Откинувшись на спинку стула, Гюнтер залился смехом от шутки сидящего рядом пожилого мужчины, обнажая спрятанное за воротником белой рубашки короткое горло. Под тем же самым предлогом, под которым Александра подошла к их столу, девушка приблизилась к коменданту, педантично собирая пустую посуду. Сердце гулко билось о рёбра. Мужчина был уже близко, протяни к нему руку и ощутишь мягкость ткани его костюма. Шаг. Ещё шаг. Звон тарелок. Звон циркулирующей в ушах крови.

Адреналин разносился по венам. Нужен был лишь быстрый и точный выпад. Предвкушение удара оказалось ничем по сравнению с тем, каково это было ощущать в действительности. Александра могла поклясться, что ей понравилось отнимать чужую жизнь, наблюдать как булькают его связки от попыток что-то сказать, как фантанирует кровь, окрашивая белое в красное, как он хватается за шею, хватается за ускользающий хвостик утекающей жизни. Серебристое орудие валялось возле его лаковых туфель. Девушка с интересом рассматривала итог своего творения, не замечая как к ней подбежали, заламывая руки, как её вывели на улицу и швырнули на землю. Перед взором всё ещё стоял тот чудный образ корчащегося в муках лица, страх, застывший в заплывших кровью глазах, осознание неизбежной смерти.

Саша знала к чему приведет её столь наглый подарок, но сама она не испытывала страх, смотря собственному безумию прямо в лицо. Ей нечего терять, а собственная жизнь больше не несла смысл. Почему-то именно в этот момент она поняла, что жила она только ради семьи, и, потеряв её, даже жалость к себе не могла удержать альтистку на этом свете.

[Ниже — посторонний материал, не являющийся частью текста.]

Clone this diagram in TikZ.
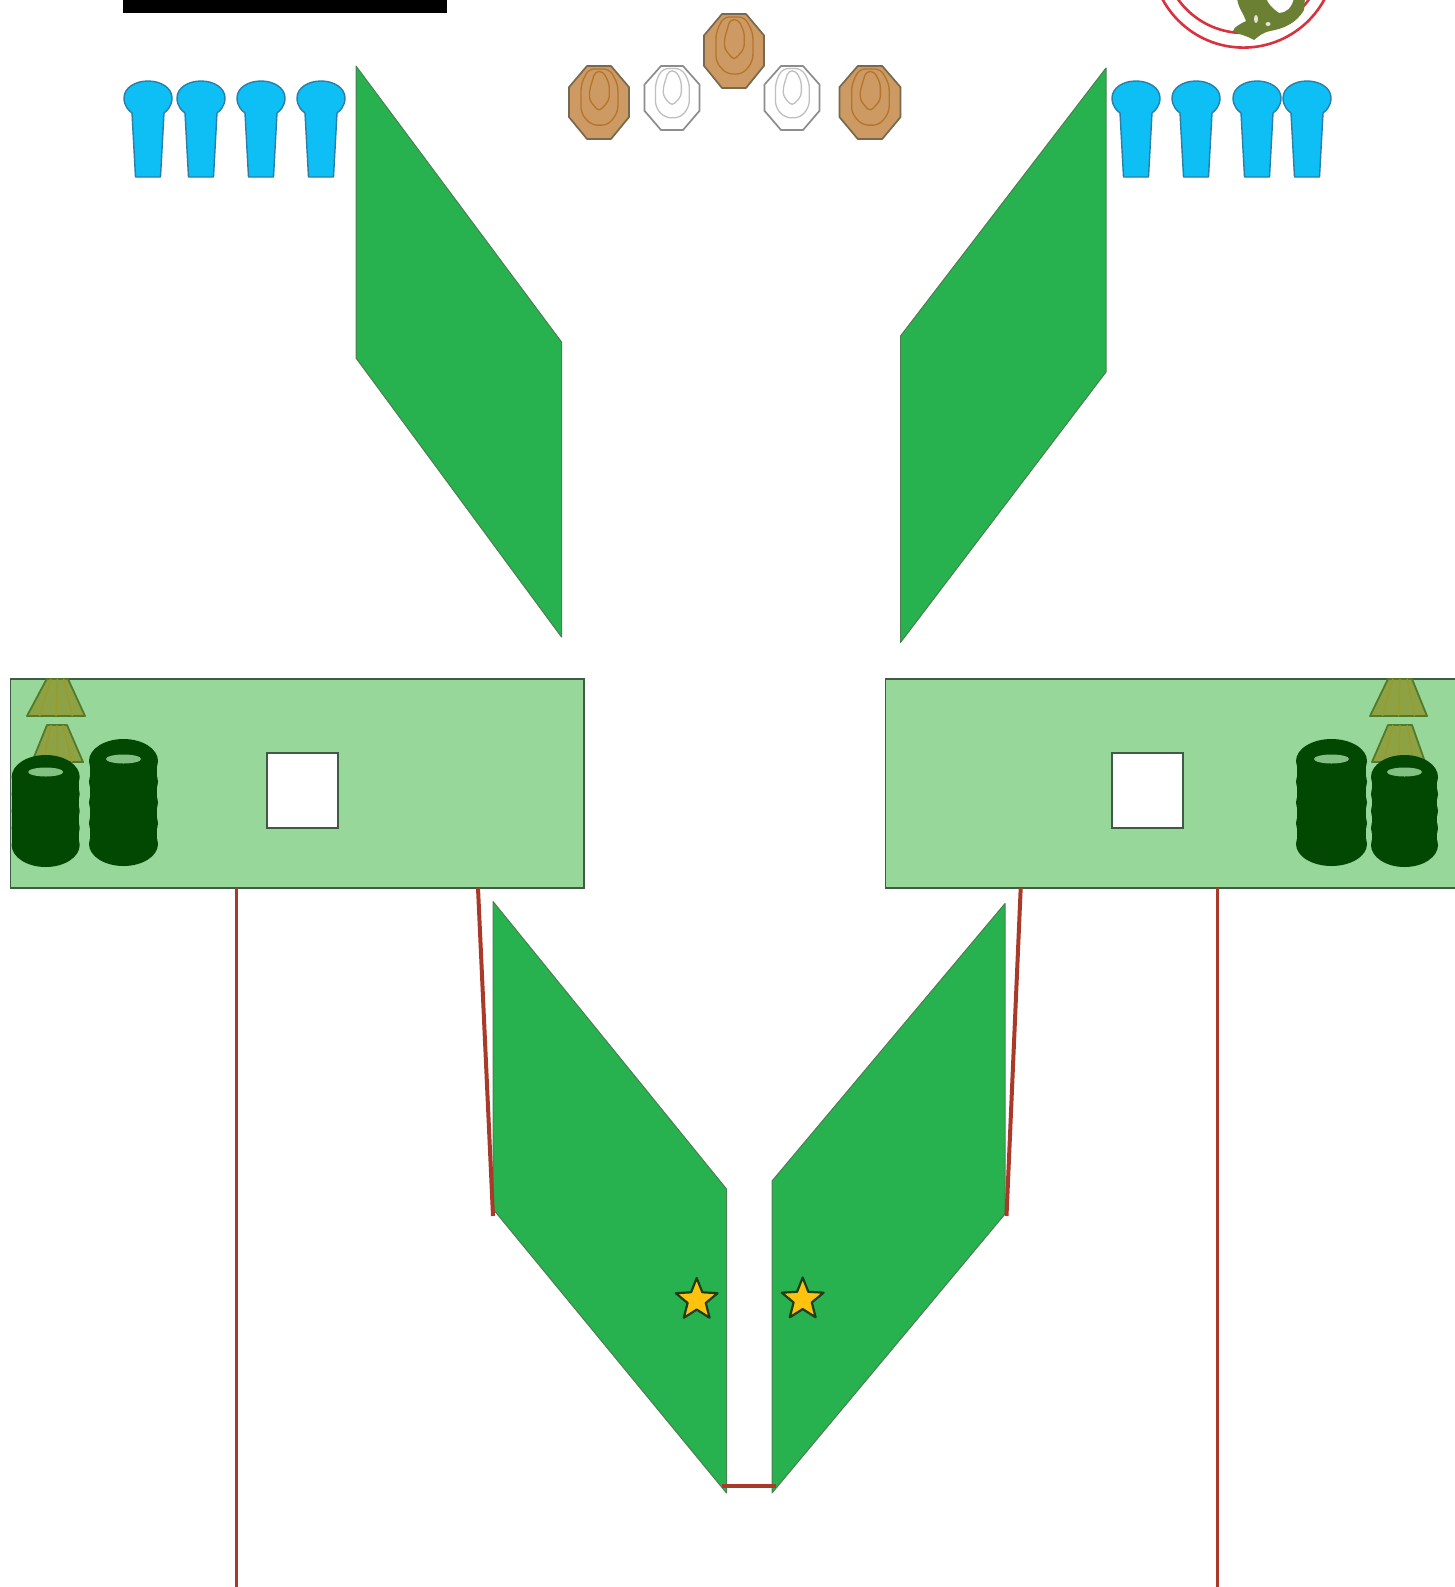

«Я избавила его от томительного ожидания. Этому ублюдку повезло, что его жизнь забрала именно я в момент наивысшего счастья».

***

Стоит ли говорить о том, что именно ждало Александру Ильиничну после убийства коменданта концлагеря Заслав? Мёртвое тело скинули в пролеске в безводном поле. А дальше… Дальше мы уже знаем: очередная потеря памяти, Гелла, нашедшая её, Дрезден, работа в театре, картинная галерея, изображение дьявола.

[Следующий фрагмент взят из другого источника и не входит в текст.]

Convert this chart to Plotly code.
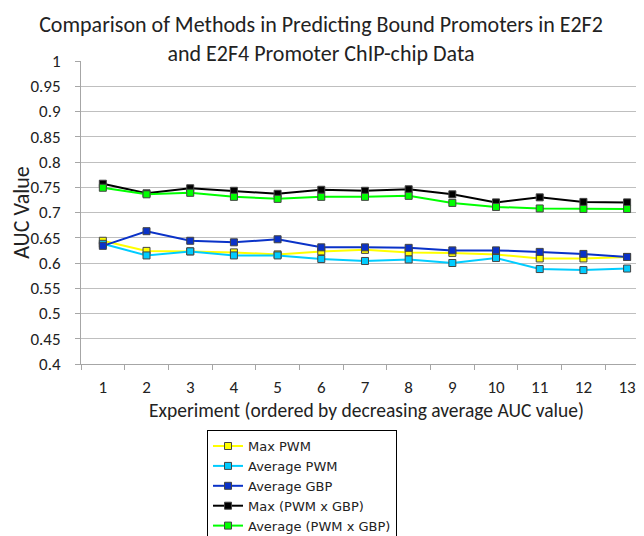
import plotly.graph_objects as go

experiments = list(range(1, 13 + 1))

max_pwm = [0.644, 0.624, 0.623, 0.621, 0.617, 0.623, 0.626, 0.621, 0.620, 0.617, 0.609, 0.609, 0.612]
avg_pwm = [0.638, 0.615, 0.623, 0.615, 0.615, 0.608, 0.604, 0.607, 0.600, 0.610, 0.588, 0.586, 0.589]
avg_gbp = [0.634, 0.663, 0.644, 0.641, 0.647, 0.631, 0.631, 0.630, 0.625, 0.625, 0.622, 0.618, 0.612]
max_pwm_gbp = [0.757, 0.738, 0.748, 0.743, 0.737, 0.745, 0.743, 0.746, 0.736, 0.720, 0.730, 0.721, 0.720]
avg_pwm_gbp = [0.749, 0.736, 0.739, 0.731, 0.727, 0.731, 0.731, 0.733, 0.719, 0.711, 0.708, 0.707, 0.707]

series = [
    ("Max PWM", max_pwm, "#ffff00"),
    ("Average PWM", avg_pwm, "#00ccff"),
    ("Average GBP", avg_gbp, "#0a32c8"),
    ("Max (PWM x GBP)", max_pwm_gbp, "#000000"),
    ("Average (PWM x GBP)", avg_pwm_gbp, "#00ff00"),
]

font = "Calibri, Carlito, Lato, sans-serif"

fig = go.Figure()
for name, vals, color in series:
    fig.add_trace(go.Scatter(
        x=experiments, y=vals, name=name, mode="lines+markers",
        line=dict(color=color, width=2),
        marker=dict(symbol="square", size=7, color=color,
                    line=dict(color="#444444", width=1)),
    ))

# page has an 8px body margin, so everything is shifted up/left by 8px
fig.update_layout(
    width=644, height=536,
    margin=dict(l=73, r=0, t=53, b=180, autoexpand=False),
    paper_bgcolor="white", plot_bgcolor="white",
    font=dict(family=font, color="#222222"),
    title=dict(
        text="Comparison of Methods in Predicting Bound Promoters in E2F2<br>and E2F4 Promoter ChIP-chip Data",
        x=313 / 644, xref="container", xanchor="center", yref="container",
        y=1 - 24 / 536, yanchor="middle",
        font=dict(size=22, family=font, color="#222222"),
    ),
    xaxis=dict(
        range=[0.5, 13.57], tickvals=experiments, ticks="",
        showgrid=False, zeroline=False, automargin=False,
        showline=True, linecolor="#a6a6a6", linewidth=1,
        tickfont=dict(size=17), ticklabelstandoff=8,
        minor=dict(ticks="outside", tick0=0.5, dtick=1, ticklen=5,
                   tickcolor="#a6a6a6", showgrid=False),
        title=dict(text="Experiment (ordered by decreasing average AUC value)",
                   font=dict(size=19.5), standoff=4),
    ),
    yaxis=dict(
        range=[0.4, 1.0], dtick=0.05, tickformat="~g",
        showgrid=True, gridcolor="#bfbfbf", gridwidth=1, zeroline=False,
        automargin=False,
        showline=True, linecolor="#a6a6a6", linewidth=1,
        ticks="outside", ticklen=5, tickcolor="#a6a6a6",
        tickfont=dict(size=17), ticklabelstandoff=11,
        title=dict(text="AUC Value", font=dict(size=22), standoff=0),
    ),
    legend=dict(
        x=0.2207, y=-0.218, xanchor="left", yanchor="top",
        bordercolor="#000000", borderwidth=1, bgcolor="white",
        font=dict(size=13, family="DejaVu Sans"), tracegroupgap=0, itemwidth=30,
    ),
)

fig.write_html("out.html")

Гелла, предупредив, что ей нужно отойти, скрылась в соседнем зале. Взгляд Алеит привлекла интересная картина, одиноко висящая на стене. Девушка рассматривала будто светящиеся глаза изображенного молодого мужчины и его сложенные под рукой белые, ангельские крылья.

— Поговаривают, что художник был одержим идеей Ницше о сверхчеловеке, — низкий мужской голос оказался совсем рядом с ней и раздавался словно отовсюду. — К слову, об этом очень хорошо высказался Гёте: «Я — часть той силы, что вечно хочет зла…».

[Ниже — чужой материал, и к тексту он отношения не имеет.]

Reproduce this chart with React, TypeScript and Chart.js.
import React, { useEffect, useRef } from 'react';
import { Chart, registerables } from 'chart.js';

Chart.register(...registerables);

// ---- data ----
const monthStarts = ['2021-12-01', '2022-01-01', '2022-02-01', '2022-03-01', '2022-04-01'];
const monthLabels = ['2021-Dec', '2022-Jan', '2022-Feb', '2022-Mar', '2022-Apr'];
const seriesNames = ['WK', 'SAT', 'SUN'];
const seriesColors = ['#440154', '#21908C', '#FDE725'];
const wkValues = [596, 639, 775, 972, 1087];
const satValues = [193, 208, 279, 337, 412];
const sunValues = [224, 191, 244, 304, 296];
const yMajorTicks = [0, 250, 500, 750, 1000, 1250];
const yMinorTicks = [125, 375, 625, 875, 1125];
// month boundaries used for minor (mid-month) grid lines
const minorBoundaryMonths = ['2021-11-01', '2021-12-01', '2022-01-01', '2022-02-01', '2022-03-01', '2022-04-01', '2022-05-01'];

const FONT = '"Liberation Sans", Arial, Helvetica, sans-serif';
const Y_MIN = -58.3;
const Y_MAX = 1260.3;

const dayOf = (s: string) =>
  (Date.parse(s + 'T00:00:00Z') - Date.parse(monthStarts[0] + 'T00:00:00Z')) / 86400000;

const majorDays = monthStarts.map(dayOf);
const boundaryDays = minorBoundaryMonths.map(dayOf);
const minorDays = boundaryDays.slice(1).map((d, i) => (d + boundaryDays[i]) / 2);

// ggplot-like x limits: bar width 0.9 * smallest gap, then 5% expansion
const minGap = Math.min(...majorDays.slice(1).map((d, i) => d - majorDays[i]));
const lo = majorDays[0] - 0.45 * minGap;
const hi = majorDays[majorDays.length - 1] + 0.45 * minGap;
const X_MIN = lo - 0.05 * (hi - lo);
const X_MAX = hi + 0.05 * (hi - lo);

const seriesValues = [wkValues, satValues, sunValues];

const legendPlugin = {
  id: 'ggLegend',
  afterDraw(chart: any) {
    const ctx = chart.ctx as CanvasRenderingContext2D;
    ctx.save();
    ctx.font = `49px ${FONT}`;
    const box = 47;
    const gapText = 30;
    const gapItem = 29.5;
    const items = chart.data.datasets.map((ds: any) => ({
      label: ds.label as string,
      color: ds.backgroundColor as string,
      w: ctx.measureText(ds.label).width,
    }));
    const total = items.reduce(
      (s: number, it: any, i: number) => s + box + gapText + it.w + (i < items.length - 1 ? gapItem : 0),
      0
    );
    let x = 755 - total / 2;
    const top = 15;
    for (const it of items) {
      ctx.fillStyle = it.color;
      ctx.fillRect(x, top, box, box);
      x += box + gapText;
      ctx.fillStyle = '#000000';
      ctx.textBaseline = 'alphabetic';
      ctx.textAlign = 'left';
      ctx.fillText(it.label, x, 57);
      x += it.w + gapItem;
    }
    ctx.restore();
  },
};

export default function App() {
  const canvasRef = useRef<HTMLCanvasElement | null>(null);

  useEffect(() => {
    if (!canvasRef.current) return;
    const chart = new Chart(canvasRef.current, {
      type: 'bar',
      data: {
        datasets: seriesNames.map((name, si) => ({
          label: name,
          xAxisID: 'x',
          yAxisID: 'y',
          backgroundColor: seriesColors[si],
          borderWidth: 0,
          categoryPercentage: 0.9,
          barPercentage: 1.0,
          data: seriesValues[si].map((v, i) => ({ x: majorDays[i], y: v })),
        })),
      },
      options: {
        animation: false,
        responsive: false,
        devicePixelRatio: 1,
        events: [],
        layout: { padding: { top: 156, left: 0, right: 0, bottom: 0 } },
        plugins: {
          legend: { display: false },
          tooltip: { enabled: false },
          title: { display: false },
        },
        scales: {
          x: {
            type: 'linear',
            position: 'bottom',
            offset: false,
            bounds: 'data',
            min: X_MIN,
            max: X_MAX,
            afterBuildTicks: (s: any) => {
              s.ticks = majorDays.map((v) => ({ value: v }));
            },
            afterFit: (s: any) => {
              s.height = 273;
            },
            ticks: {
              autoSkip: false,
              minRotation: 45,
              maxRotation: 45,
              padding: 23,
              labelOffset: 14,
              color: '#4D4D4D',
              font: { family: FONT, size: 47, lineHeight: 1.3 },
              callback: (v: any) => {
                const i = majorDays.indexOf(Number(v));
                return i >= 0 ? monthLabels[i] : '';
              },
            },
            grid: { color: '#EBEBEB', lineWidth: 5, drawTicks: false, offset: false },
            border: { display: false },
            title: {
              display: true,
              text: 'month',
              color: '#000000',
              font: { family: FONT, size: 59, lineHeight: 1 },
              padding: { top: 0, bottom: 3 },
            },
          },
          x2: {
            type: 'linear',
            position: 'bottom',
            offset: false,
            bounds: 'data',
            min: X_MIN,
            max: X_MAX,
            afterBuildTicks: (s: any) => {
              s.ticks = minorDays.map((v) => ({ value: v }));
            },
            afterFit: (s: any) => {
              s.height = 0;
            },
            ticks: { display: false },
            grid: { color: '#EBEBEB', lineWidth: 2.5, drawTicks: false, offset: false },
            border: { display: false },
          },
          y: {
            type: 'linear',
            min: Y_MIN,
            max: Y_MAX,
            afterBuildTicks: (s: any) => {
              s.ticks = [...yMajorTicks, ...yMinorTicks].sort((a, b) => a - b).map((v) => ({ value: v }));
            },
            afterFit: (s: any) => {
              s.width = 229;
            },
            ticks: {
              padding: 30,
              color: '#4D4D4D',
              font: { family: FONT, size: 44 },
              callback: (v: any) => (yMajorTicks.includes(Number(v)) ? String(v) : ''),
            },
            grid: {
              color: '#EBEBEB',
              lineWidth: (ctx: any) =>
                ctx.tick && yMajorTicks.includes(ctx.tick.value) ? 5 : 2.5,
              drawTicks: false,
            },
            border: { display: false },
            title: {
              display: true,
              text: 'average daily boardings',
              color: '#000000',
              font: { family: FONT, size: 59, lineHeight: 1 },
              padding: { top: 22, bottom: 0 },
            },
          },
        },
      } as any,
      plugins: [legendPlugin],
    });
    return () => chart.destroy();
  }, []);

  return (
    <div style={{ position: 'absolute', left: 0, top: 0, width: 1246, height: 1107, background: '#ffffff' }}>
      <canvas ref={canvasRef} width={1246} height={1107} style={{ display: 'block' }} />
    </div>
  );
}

— «… И вечно совершает благо…», — губы сами по себе продолжили фразу.

Алеит оглянулась по сторонам, но никакого мужчины рядом не обнаружила. Моргнув пару раз, она задержала дыхание, пытаясь успокоить почему-то обеспокоенное сердце. Щелчок, и мир перевернулся с ног на голову. Воспоминания наполнили разум, вытесняя те, что были пережиты в беспамятстве. Мозг ловко крутил её памятью, заменяя и оставляя угодные ему фрагменты, потому страшные годы рабского труда и притеснения, целый год, спокойно прожитый в Германии, и чарующий голос незнакомца, раздавшийся возле картины, канули в то самое небытие (коим грозил Воланд Михаилу Александровичу Берлиозу), ожидая нужного часа.